Gedragsregels

Het instellen van gedragsregels laat zien dat een vereniging werk maakt van het tegengaan van seksuele intimidatie en dat kan preventief werken. Daarbij is het belangrijk dat iedereen die betrokken is bij de vereniging op de hoogte is van deze gedragsregels. Het is dus goed om als bestuur dit te delen met je leden, bijvoorbeeld via de website of bijeenkomsten.

De gedragsregels vormen, aangevuld met de omgangsregels, een richtlijn voor de omgang tussen sporters en begeleiders. Gedragsregels zijn anders dan omgangsregels afdwingbaar. Als een of meerdere gedragsregels overtreden worden, dan kunnen tuchtrechtelijke sancties vanuit de vereniging en/of bond volgen.

Op 15 november 2011 zijn door de negentig landelijke sportorganisaties, aangesloten bij NOC*NSF, ter preventie van seksuele intimidatie elf gedragsregels voor sportbegeleiders in een blauwdruk vastgelegd. Deze gedragsregels zijn opgesteld voor begeleiders in de sport, omdat uit cijfers blijkt dat plegers veelal begeleiders zijn en slachtoffers veelal sporter. De NTTB heeft zich hierbij aangesloten.

Het hoofdbestuur raadt verenigingen ten sterkste aan deze regels ter ondertekening voor te leggen aan allen die namens de vereniging spelers en andere leden begeleiden, met name als dat kwetsbare groepen betreft zoals minderjarigen en mindervaliden.

Onderstaande gedragsregels geven aan waar de grenzen liggen in het contact tussen begeleider en sporter.

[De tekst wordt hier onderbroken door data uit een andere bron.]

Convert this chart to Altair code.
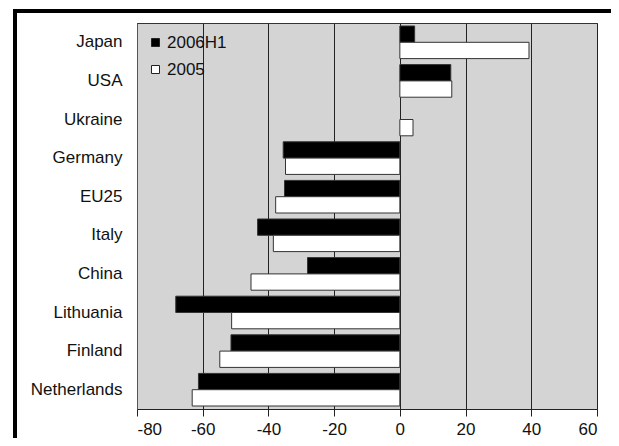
import altair as alt
import pandas as pd

countries = ["Japan", "USA", "Ukraine", "Germany", "EU25", "Italy", "China",
             "Lithuania", "Finland", "Netherlands"]
series = ["2006H1", "2005"]
v2006 = [4.5, 15.5, None, -35.5, -35.1, -43.3, -28.1, -68.2, -51.4, -61.3]
v2005 = [39.3, 15.8, 4.0, -34.8, -37.8, -38.5, -45.3, -51.2, -54.8, -63.2]
x_ticks = [-80, -60, -40, -20, 0, 20, 40, 60]

rows = []
for c, a, b in zip(countries, v2006, v2005):
    if a is not None:
        rows.append({"country": c, "series": series[0], "value": a})
    if b is not None:
        rows.append({"country": c, "series": series[1], "value": b})
df = pd.DataFrame(rows)

FONT = "Liberation Sans"
FS = 17

bars = alt.Chart(df).mark_bar(stroke="#333333", strokeWidth=1).encode(
    y=alt.Y("country:N", sort=countries,
            scale=alt.Scale(paddingInner=0.155, paddingOuter=0.0775),
            axis=alt.Axis(title=None, ticks=False, labelPadding=15,
                          labelFontSize=FS, labelFont=FONT, labelColor="#111111",
                          domainColor="#555555", grid=False)),
    yOffset=alt.YOffset("series:N", sort=series,
                        scale=alt.Scale(paddingInner=0, paddingOuter=0)),
    x=alt.X("value:Q", scale=alt.Scale(domain=[-80, 60], nice=False),
            axis=alt.Axis(title=None, values=x_ticks, labelFontSize=FS,
                          labelFont=FONT, labelColor="#111111", tickSize=7,
                          tickColor="#222222", domainColor="#222222",
                          labelExpr="datum.value + ''",
                          labelPadding=5, grid=True, gridColor="#222222",
                          gridWidth=1, gridOpacity=1)),
    color=alt.Color("series:N", sort=series,
                    scale=alt.Scale(domain=series, range=["#000000", "#ffffff"]),
                    legend=alt.Legend(title=None, orient="none", legendX=10,
                                      legendY=11, symbolType="square",
                                      symbolSize=64, symbolStrokeColor="#222222",
                                      symbolStrokeWidth=1, labelFontSize=FS,
                                      labelFont=FONT, labelColor="#111111",
                                      labelOffset=3, rowPadding=9, padding=0)),
)

frame_top = alt.Chart(df).mark_rule(color="#000000", strokeWidth=4).encode(
    x=alt.value(-124), x2=alt.value(500), y=alt.value(-12)
)
frame_left = alt.Chart(df).mark_rule(color="#000000", strokeWidth=4).encode(
    x=alt.value(-122), y=alt.value(-14), y2=alt.value(450)
)

chart = alt.layer(bars, frame_top, frame_left).properties(
    width=460, height=386,
    autosize=alt.AutoSizeParams(type="none"),
    padding={"left": 129, "top": 15, "right": 14, "bottom": 29},
    background="#ffffff",
).configure_view(fill="#d4d4d4", stroke="#333333", strokeWidth=1)

chart.save("out.html", embed_options={"renderer": "svg", "actions": False})
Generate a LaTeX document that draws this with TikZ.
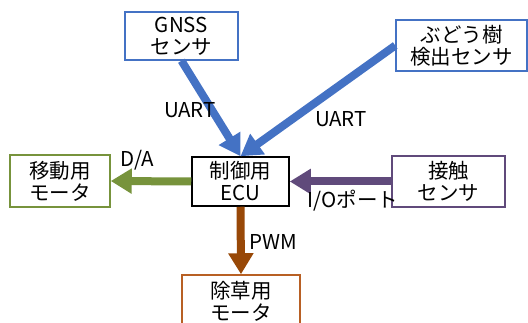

  1. De begeleider moet zorgen voor een omgeving en een sfeer waarbinnen de sporter zich veilig kan voelen.
  2. De begeleider onthoudt zich ervan de sporter te bejegenen op een wijze die de sporter in zijn waardigheid aantast, én verder in het privéleven van de sporter door te dringen dan nodig is in het kader van de sportbeoefening.
  3. De begeleider onthoudt zich van elke vorm van (machts)misbruik of seksuele intimidatie tegenover de sporter.
  4. Seksuele handelingen en seksuele relaties tussen de begeleider en de jeugdige sporter tot zestien jaar zijn onder geen beding geoorloofd en worden beschouwd als seksueel misbruik.
  5. De begeleider mag de sporter niet op een zodanige wijze aanraken dat de sporter en/of de begeleider deze aanraking naar redelijke verwachting als seksueel of erotisch van aard zal ervaren, zoals doorgaans het geval zal zijn bij het doelbewust (doen) aanraken van geslachtsdelen, billen en borsten.
  6. De begeleider onthoudt zich van (verbale) seksueel getinte intimiteiten via welk communicatiemiddel dan ook.
  7. De begeleider zal tijdens training(sstages), wedstrijden en reizen gereserveerd en met respect omgaan met de sporter en met de ruimte waarin de sporter zich bevindt, zoals de kleedkamer of de hotelkamer.
  8. De begeleider heeft de plicht om, voor zover in zijn vermogen ligt, de sporter te beschermen tegen schade en (machts)misbruik als gevolg van seksuele intimidatie. Daar waar bekend of geregeld is wie de belangen van de (jeugdige) sporter behartigt, is de begeleider verplicht met deze personen of instanties samen te werken, opdat zij hun werk goed kunnen uitoefenen.
  9. De begeleider zal de sporter geen (im)materiële vergoedingen geven met de kennelijke bedoeling tegenprestaties te vragen. Ook de begeleider aanvaardt geen financiële beloning of geschenken van de sporter die in onevenredige verhouding tot de gebruikelijke dan wel afgesproken honorering staan.
  10. De begeleider zal er actief op toezien dat deze regels worden nageleefd door iedereen die bij de sporter is betrokken. Indien de begeleider gedrag signaleert dat niet in overeenstemming is met deze gedragsregels zal hij de daartoe noodzakelijke actie(s) ondernemen.
  11. In die gevallen waarin de gedragsregels niet (direct) voorzien, ligt het binnen de verantwoordelijkheid van de begeleider in de geest hiervan te handelen.